Phase 4: Eradication

Goal: Remove the threat completely

  1. Remove malware from all affected systems
  2. Close the attack vector (patch vulnerability, fix misconfiguration)
  3. Reset all potentially compromised credentials
  4. Revoke and reissue certificates if needed
  5. Verify removal with scanning and monitoring
  6. Confirm no persistence mechanisms remain (scheduled tasks, startup items, new accounts)

Phase 5: Recovery

Goal: Restore normal operations safely

  1. Restore systems from known-clean backups or rebuild from images
  2. Restore data from verified backups
  3. Reconnect systems to network in stages (not all at once)
  4. Monitor restored systems intensively for 72 hours
  5. Verify all services are functioning correctly
  6. Gradually restore user access
  7. Confirm no reinfection after 48 hours

Phase 6: Post-Incident

Goal: Learn and improve

  1. Conduct post-incident review within 5 business days
  2. Document: timeline, root cause, impact, response effectiveness, lessons learned
  3. Identify gaps in detection, response, or prevention
  4. Update incident response plan based on lessons learned
  5. Implement preventive measures to address root cause
  6. Communicate findings to relevant stakeholders
  7. If breach notification required: coordinate with legal for regulatory compliance (GDPR: 72 hours, HIPAA: 60 days, state laws vary)

Communication Templates

Internal Notification (Critical/High)

Subject: SECURITY INCIDENT - [Classification] - [Brief Description]

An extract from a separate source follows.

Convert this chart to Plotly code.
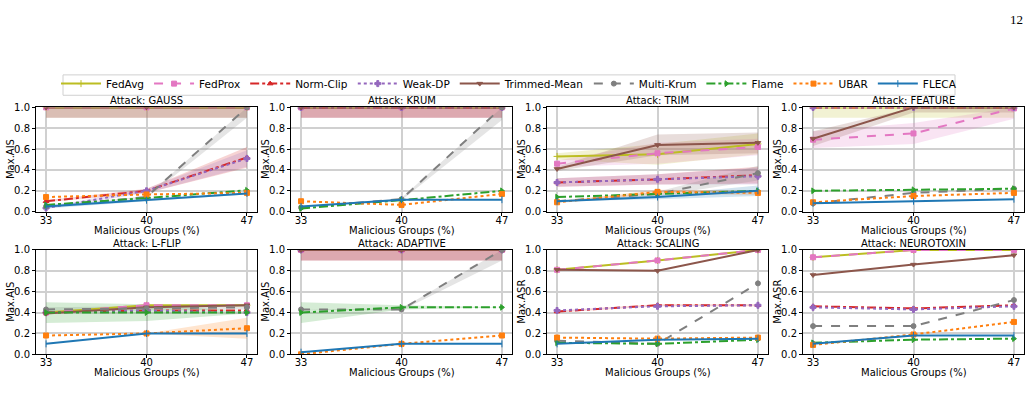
import plotly.graph_objects as go

# ---------------- data ----------------
X = [33, 40, 47]
X_TICKS = ["33", "40", "47"]
Y_TICKS = [0.0, 0.2, 0.4, 0.6, 0.8, 1.0]
SERIES = ["FedAvg", "FedProx", "Norm-Clip", "Weak-DP", "Trimmed-Mean",
          "Multi-Krum", "Flame", "UBAR", "FLECA"]
ATTACKS = ["GAUSS", "KRUM", "TRIM", "FEATURE", "L-FLIP", "ADAPTIVE", "SCALING", "NEUROTOXIN"]
Y_LABELS = ["Max.AIS", "Max.AIS", "Max.AIS", "Max.AIS", "Max.AIS", "Max.AIS", "Max.ASR", "Max.ASR"]
X_LABEL = "Malicious Groups (%)"

GAUSS = {"FedAvg": [1.0, 1.0, 1.0], "FedProx": [1.0, 1.0, 1.0], "Norm-Clip": [0.10, 0.20, 0.52],
         "Weak-DP": [0.035, 0.20, 0.51], "Trimmed-Mean": [1.0, 1.0, 1.0], "Multi-Krum": [0.05, 0.14, 1.0],
         "Flame": [0.065, 0.13, 0.205], "UBAR": [0.14, 0.165, 0.18], "FLECA": [0.05, 0.11, 0.175]}
KRUM = {"FedAvg": [1.0, 1.0, 1.0], "FedProx": [1.0, 1.0, 1.0], "Norm-Clip": [1.0, 1.0, 1.0],
        "Weak-DP": [1.0, 1.0, 1.0], "Trimmed-Mean": [1.0, 1.0, 1.0], "Multi-Krum": [0.04, 0.12, 1.0],
        "Flame": [0.03, 0.11, 0.20], "UBAR": [0.10, 0.065, 0.17], "FLECA": [0.05, 0.115, 0.115]}
TRIM = {"FedAvg": [0.53, 0.55, 0.65], "FedProx": [0.46, 0.56, 0.62], "Norm-Clip": [0.28, 0.31, 0.35],
        "Weak-DP": [0.28, 0.31, 0.34], "Trimmed-Mean": [0.41, 0.64, 0.66], "Multi-Krum": [0.10, 0.17, 0.37],
        "Flame": [0.14, 0.17, 0.20], "UBAR": [0.09, 0.19, 0.18], "FLECA": [0.10, 0.14, 0.20]}
FEATURE = {"FedAvg": [1.0, 1.0, 1.0], "FedProx": [0.69, 0.75, 0.99], "Norm-Clip": [1.0, 1.0, 1.0],
           "Weak-DP": [1.0, 1.0, 1.0], "Trimmed-Mean": [0.70, 1.0, 1.0], "Multi-Krum": [0.08, 0.18, 0.22],
           "Flame": [0.20, 0.21, 0.22], "UBAR": [0.09, 0.15, 0.18], "FLECA": [0.08, 0.10, 0.12]}
LFLIP = {"FedAvg": [0.40, 0.47, 0.47], "FedProx": [0.40, 0.47, 0.47], "Norm-Clip": [0.40, 0.42, 0.42],
         "Weak-DP": [0.40, 0.42, 0.40], "Trimmed-Mean": [0.39, 0.45, 0.47], "Multi-Krum": [0.43, 0.44, 0.45],
         "Flame": [0.40, 0.40, 0.40], "UBAR": [0.18, 0.20, 0.25], "FLECA": [0.10, 0.20, 0.20]}
ADAPTIVE = {"FedAvg": [1.0, 1.0, 1.0], "FedProx": [1.0, 1.0, 1.0], "Norm-Clip": [1.0, 1.0, 1.0],
            "Weak-DP": [1.0, 1.0, 1.0], "Trimmed-Mean": [1.0, 1.0, 1.0], "Multi-Krum": [0.43, 0.43, 1.0],
            "Flame": [0.40, 0.45, 0.45], "UBAR": [0.0, 0.10, 0.18], "FLECA": [0.02, 0.10, 0.10]}
SCALING = {"FedAvg": [0.81, 0.90, 1.0], "FedProx": [0.81, 0.90, 1.0], "Norm-Clip": [0.41, 0.47, 0.47],
           "Weak-DP": [0.42, 0.46, 0.47], "Trimmed-Mean": [0.81, 0.80, 1.0], "Multi-Krum": [0.13, 0.10, 0.68],
           "Flame": [0.11, 0.10, 0.14], "UBAR": [0.16, 0.15, 0.16], "FLECA": [0.10, 0.14, 0.15]}
NEUROTOXIN = {"FedAvg": [0.93, 1.0, 1.0], "FedProx": [0.93, 1.0, 1.0], "Norm-Clip": [0.46, 0.44, 0.47],
              "Weak-DP": [0.45, 0.43, 0.46], "Trimmed-Mean": [0.76, 0.86, 0.95], "Multi-Krum": [0.27, 0.27, 0.52],
              "Flame": [0.11, 0.14, 0.15], "UBAR": [0.09, 0.19, 0.31], "FLECA": [0.10, 0.18, 0.18]}

# shaded spread (half-width) around some series
GAUSS_SD = {"FedAvg": [0.1, 0.1, 0.1], "FedProx": [0.1, 0.1, 0.1], "Trimmed-Mean": [0.1, 0.1, 0.1],
            "Norm-Clip": [0.01, 0.02, 0.10], "Weak-DP": [0.01, 0.02, 0.08], "Multi-Krum": [0.0, 0.01, 0.10],
            "FLECA": [0.02, 0.01, 0.01]}
KRUM_SD = {"FedProx": [0.1, 0.1, 0.1], "Norm-Clip": [0.1, 0.1, 0.1], "Trimmed-Mean": [0.1, 0.1, 0.1],
           "Multi-Krum": [0.0, 0.01, 0.12]}
TRIM_SD = {"FedAvg": [0.03, 0.10, 0.10], "FedProx": [0.03, 0.10, 0.08], "Norm-Clip": [0.04, 0.05, 0.08],
           "Weak-DP": [0.04, 0.05, 0.08], "Trimmed-Mean": [0.02, 0.10, 0.10], "Multi-Krum": [0.0, 0.02, 0.07],
           "UBAR": [0.01, 0.02, 0.02], "FLECA": [0.0, 0.02, 0.05]}
FEATURE_SD = {"FedAvg": [0.1, 0.1, 0.1], "FedProx": [0.08, 0.10, 0.10], "Trimmed-Mean": [0.07, 0.05, 0.05]}
LFLIP_SD = {"Flame": [0.10, 0.08, 0.01], "UBAR": [0.0, 0.0, 0.10], "Multi-Krum": [0.02, 0.02, 0.02]}
ADAPTIVE_SD = {"FedProx": [0.1, 0.1, 0.1], "Norm-Clip": [0.1, 0.1, 0.1], "Trimmed-Mean": [0.1, 0.1, 0.1],
               "Multi-Krum": [0.0, 0.01, 0.10], "Flame": [0.10, 0.02, 0.0]}
SCALING_SD = {"Norm-Clip": [0.01, 0.01, 0.01]}
NEUROTOXIN_SD = {}

MEANS = [GAUSS, KRUM, TRIM, FEATURE, LFLIP, ADAPTIVE, SCALING, NEUROTOXIN]
SPREADS = [GAUSS_SD, KRUM_SD, TRIM_SD, FEATURE_SD, LFLIP_SD, ADAPTIVE_SD, SCALING_SD, NEUROTOXIN_SD]

# ---------------- style ----------------
COLORS = ["#bcbd22", "#e377c2", "#d62728", "#9467bd", "#8c564b", "#7f7f7f", "#2ca02c", "#ff7f0e", "#1f77b4"]
DASHES = ["solid", "dash", "dashdot", "dot", "solid", "dash", "dashdot", "dot", "solid"]
SYMBOLS = ["cross-thin", "square", "triangle-up", "cross", "triangle-down", "circle",
           "triangle-right", "square", "line-ns"]

W, H = 1035, 402
COL_PX = [(36, 257), (291, 512), (547, 768), (803, 1024)]
ROW_PX = [(104.5, 212), (251.5, 359)]
FONT = "DejaVu Sans"
FS = 10


def rgba(hexc, a):
    h = hexc.lstrip("#")
    return "rgba(%d,%d,%d,%g)" % (int(h[0:2], 16), int(h[2:4], 16), int(h[4:6], 16), a)


fig = go.Figure()
annotations = []
layout_axes = {}

for i, attack in enumerate(ATTACKS):
    r, c = divmod(i, 4)
    n = i + 1
    xa = "x" if n == 1 else "x%d" % n
    ya = "y" if n == 1 else "y%d" % n
    means = MEANS[i]
    spreads = SPREADS[i]
    for s, name in enumerate(SERIES):
        if name in spreads:
            m = means[name]
            sd = spreads[name]
            up = [min(1.0, v + d) for v, d in zip(m, sd)]
            lo = [max(0.0, v - d) for v, d in zip(m, sd)]
            fig.add_trace(go.Scatter(x=X + X[::-1], y=up + lo[::-1], fill="toself",
                                     fillcolor=rgba(COLORS[s], 0.2), line=dict(width=0),
                                     mode="lines", hoverinfo="skip", showlegend=False,
                                     xaxis=xa, yaxis=ya))
    for s, name in enumerate(SERIES):
        fig.add_trace(go.Scatter(x=X, y=means[name], name=name, mode="lines+markers",
                                 line=dict(color=COLORS[s], dash=DASHES[s], width=2),
                                 marker=dict(symbol=SYMBOLS[s], size=5, color=COLORS[s],
                                             line=dict(color=COLORS[s], width=1)),
                                 showlegend=(i == 0), legendgroup=name,
                                 xaxis=xa, yaxis=ya))

    x0, x1 = COL_PX[c]
    y0, y1 = ROW_PX[r]
    common = dict(showline=True, linecolor="black", linewidth=1, mirror=True,
                  ticks="outside", ticklen=3, tickwidth=1, tickcolor="black",
                  showgrid=True, gridcolor="#d0d0d0", gridwidth=1.5, zeroline=False,
                  tickfont=dict(family=FONT, size=FS, color="black"))
    layout_axes["xaxis" if n == 1 else "xaxis%d" % n] = dict(
        domain=[x0 / W, x1 / W], range=[32.3, 47.7], tickvals=X, ticktext=X_TICKS,
        anchor=ya, ticklabelstandoff=-4, **common)
    layout_axes["yaxis" if n == 1 else "yaxis%d" % n] = dict(
        domain=[1 - y1 / H, 1 - y0 / H], range=[0, 1], tickvals=Y_TICKS,
        ticktext=["%.1f" % v for v in Y_TICKS], anchor=xa, **common)
    annotations.append(dict(text="Attack: " + attack, x=(x0 + x1) / 2 / W, y=1 - (y0 - 7) / H,
                            xref="paper", yref="paper", xanchor="center", yanchor="middle",
                            showarrow=False, font=dict(family=FONT, size=FS, color="black")))
    annotations.append(dict(text=X_LABEL, x=(x0 + x1) / 2 / W, y=1 - (y1 + 19) / H,
                            xref="paper", yref="paper", xanchor="center", yanchor="middle",
                            showarrow=False, font=dict(family=FONT, size=FS, color="black")))
    annotations.append(dict(text=Y_LABELS[i], x=(x0 - 25.5) / W, y=1 - (y0 + y1) / 2 / H,
                            xref="paper", yref="paper", xanchor="center", yanchor="middle",
                            textangle=-90, showarrow=False,
                            font=dict(family=FONT, size=FS, color="black")))

annotations.append(dict(text="12", x=1025 / W, y=1 - 4 / H, xref="paper", yref="paper",
                        xanchor="right", yanchor="top", showarrow=False,
                        font=dict(family="Liberation Serif", size=13, color="black")))

fig.update_layout(
    width=W, height=H, margin=dict(l=0, r=0, t=0, b=0),
    paper_bgcolor="white", plot_bgcolor="white",
    font=dict(family=FONT, size=FS, color="black"),
    showlegend=True,
    legend=dict(orientation="h", x=56 / W, y=1 - 80 / H, xanchor="left", yanchor="middle",
                borderwidth=0, bgcolor="rgba(0,0,0,0)",
                font=dict(family=FONT, size=10.5, color="black"), itemwidth=40),
    shapes=[dict(type="rect", xref="paper", yref="paper", x0=63 / W, x1=955 / W,
                 y0=1 - 92 / H, y1=1 - 71 / H, line=dict(color="#d0d0d0", width=1),
                 fillcolor="rgba(0,0,0,0)", layer="below")],
    annotations=annotations,
    **layout_axes,
)

fig.write_html("out.html")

A security incident has been detected affecting [systems/data]. The incident response team has been activated. [Brief description of containment actions taken.] Do not discuss this incident outside approved channels. Further updates will follow every [30 min / 1 hour].

Customer Notification (If Required)

Subject: Important Security Notice

We are writing to inform you of a security incident that may have affected your data. [Brief factual description.] We have taken the following actions: [containment and remediation steps]. [What the customer should do.] [Contact information for questions.]

Documenting Your Incident Response SOP

For the software-based portions of incident response, like navigating your SIEM dashboard, running forensic tools, or configuring firewall rules, record your screen while demonstrating the process. ProcessReel generates step-by-step SOPs with screenshots specific to your tools.

This is critical for after-hours incidents when junior staff may need to perform initial containment without senior team members available.

FAQ

How often should we test the incident response plan?

At minimum annually through tabletop exercises. Quarterly is ideal. Simulate different scenarios: ransomware, data breach, insider threat, DDoS.

Who should be on the incident response team?

Minimum: IT security lead, system administrator, network administrator, legal counsel, communications lead. For regulated industries: compliance officer and privacy officer.

Do we need a separate plan for ransomware?

Yes. Ransomware has unique considerations: backup verification, payment decision framework, law enforcement notification, and decryption tool availability.

How do we handle incidents outside business hours?

Define an on-call rotation with clear escalation paths. The on-call person should be able to perform Phase 1 and short-term Phase 2 independently.

Should we involve law enforcement?

For critical incidents involving criminal activity, yes. The FBI, CISA, and local law enforcement have resources to assist. Reporting also helps protect other organizations from the same threat.